Alcohol vs marijuana

Now that Mr. B. plays football in middle school, I am repeatedly reminded of society’s double standard when it comes to alcohol vs marijuana. Not that he does either of those yet, but their culture affects football players in college and the pros and I’m sure some of it begins in high school.

“In the bizarre macho ethos of the NFL, alcoholism is ignored, pain killer abuse is encouraged and other violent, off-field behavior is winked at because these are byproducts of the kind of destructive masculinity that the NFL markets every Sunday. Marijuana, in contrast, is for hippies, beatniks and long-hairs.”

Via Drug WarRant.

Worth a read, even if it is in that execrable Lefty rag The Nation. The truth, of course, is that many college and NFL football players ignore the hippie label and smoke pot—as they have since high school.

They are (despite lefty slander) actually smart enough to know that the pot high is gentler than the alcohol one, less likely to make them belligerent or ill, and it fades away much sooner. Altogether, it’s the smarter way to get high, and way too many young players have their careers and lives ruined when some petulant thug from the badge gang arrests them for it.

0 responses to “Alcohol vs marijuana

  1. Hm… your description of high one gets from weed matches my personal experience with good single malt. I have to do some price comparisons now, malt ain’t cheap 😉

  2. Pot is selling for about $100 for half an ounce, in a college town like Austin, where demand is pretty high, so to speak. But a half ounce can get you stoned a lot more times than a fifth of scotch. Not that I would have any current experience, you understand. I hear things.

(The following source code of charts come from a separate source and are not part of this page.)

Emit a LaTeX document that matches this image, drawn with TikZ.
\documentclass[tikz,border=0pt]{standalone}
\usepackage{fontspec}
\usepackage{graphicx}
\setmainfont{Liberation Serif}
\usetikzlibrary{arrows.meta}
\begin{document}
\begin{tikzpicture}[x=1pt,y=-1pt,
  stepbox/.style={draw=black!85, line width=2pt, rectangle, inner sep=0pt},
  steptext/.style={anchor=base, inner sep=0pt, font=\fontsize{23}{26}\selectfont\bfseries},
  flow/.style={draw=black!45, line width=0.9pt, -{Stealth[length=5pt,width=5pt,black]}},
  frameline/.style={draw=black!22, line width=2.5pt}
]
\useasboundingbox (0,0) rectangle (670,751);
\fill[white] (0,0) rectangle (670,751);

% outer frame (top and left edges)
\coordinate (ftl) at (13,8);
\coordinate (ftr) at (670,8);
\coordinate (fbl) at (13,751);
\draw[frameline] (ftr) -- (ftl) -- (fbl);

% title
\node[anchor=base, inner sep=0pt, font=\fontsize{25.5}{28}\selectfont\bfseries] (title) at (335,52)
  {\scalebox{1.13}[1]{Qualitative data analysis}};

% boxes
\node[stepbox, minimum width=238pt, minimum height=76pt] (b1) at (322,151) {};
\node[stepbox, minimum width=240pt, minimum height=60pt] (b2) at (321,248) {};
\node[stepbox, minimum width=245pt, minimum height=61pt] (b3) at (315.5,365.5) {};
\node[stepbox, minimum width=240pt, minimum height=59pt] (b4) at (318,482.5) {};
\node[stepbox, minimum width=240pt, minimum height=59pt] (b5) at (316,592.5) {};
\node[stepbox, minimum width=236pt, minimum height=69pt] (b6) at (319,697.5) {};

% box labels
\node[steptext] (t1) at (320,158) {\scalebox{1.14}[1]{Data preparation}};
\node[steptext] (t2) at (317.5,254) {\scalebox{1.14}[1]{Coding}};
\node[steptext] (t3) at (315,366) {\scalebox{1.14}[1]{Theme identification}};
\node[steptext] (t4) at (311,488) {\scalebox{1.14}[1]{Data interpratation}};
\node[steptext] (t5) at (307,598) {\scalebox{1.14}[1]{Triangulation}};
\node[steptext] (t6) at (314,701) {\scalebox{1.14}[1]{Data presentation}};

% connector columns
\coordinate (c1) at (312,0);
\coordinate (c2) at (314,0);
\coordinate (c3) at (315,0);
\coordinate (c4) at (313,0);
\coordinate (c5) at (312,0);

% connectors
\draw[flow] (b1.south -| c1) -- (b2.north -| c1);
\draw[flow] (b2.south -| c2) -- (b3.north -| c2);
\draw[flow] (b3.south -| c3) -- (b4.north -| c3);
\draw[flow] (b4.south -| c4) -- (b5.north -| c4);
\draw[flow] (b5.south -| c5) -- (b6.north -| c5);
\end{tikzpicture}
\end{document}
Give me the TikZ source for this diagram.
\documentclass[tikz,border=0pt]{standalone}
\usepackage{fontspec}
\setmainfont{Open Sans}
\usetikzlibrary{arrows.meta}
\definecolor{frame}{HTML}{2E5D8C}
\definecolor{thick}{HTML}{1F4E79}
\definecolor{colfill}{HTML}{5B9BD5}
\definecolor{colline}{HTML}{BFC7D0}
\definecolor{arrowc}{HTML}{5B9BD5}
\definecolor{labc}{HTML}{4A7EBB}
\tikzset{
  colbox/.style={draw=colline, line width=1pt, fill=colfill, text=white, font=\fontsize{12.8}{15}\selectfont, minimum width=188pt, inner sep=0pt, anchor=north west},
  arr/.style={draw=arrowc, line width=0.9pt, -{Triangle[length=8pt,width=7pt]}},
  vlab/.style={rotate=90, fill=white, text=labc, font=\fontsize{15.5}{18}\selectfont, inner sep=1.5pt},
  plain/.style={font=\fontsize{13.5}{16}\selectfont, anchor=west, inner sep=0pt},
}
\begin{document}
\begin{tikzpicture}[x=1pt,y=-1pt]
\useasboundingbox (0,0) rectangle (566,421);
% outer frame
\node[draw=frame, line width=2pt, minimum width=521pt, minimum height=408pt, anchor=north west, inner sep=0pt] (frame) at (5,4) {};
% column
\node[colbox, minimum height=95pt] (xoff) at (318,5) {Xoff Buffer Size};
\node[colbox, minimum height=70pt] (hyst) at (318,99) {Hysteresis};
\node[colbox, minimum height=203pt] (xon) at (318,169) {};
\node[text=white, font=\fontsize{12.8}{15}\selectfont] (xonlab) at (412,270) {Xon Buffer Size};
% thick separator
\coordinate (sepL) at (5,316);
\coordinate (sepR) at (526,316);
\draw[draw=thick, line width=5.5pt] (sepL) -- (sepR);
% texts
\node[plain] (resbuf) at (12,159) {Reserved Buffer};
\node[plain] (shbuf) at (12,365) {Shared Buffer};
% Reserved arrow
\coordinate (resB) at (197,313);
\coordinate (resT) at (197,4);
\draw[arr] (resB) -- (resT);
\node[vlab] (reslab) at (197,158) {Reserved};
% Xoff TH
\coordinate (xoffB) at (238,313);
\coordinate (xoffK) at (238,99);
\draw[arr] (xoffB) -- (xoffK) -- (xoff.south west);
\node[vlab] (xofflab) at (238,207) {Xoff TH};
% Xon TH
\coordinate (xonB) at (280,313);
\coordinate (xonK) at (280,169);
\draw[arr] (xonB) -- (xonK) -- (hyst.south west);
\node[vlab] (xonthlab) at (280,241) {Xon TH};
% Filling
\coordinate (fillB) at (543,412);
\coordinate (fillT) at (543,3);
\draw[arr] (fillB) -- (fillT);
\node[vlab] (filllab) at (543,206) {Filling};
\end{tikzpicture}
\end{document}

    Alcohol always made me sick if I drank too much. I got my coveted (by college students, anyhow) five-liter pin at the Hofbrauhaus in Munich in 1964, staggered outside to catch a trolley and threw up in a mailbox. There was snow on the ground and it looked too pristine to spoil, to me, at the time, age 20, so I went to the mailbox so as not to make a mess. Heh.

    I still think of it as my contribution to Hitler’s memory.

  3. He he he. I know a person whose claim to fame is to throw up on Lenin’s bust on Korfu island.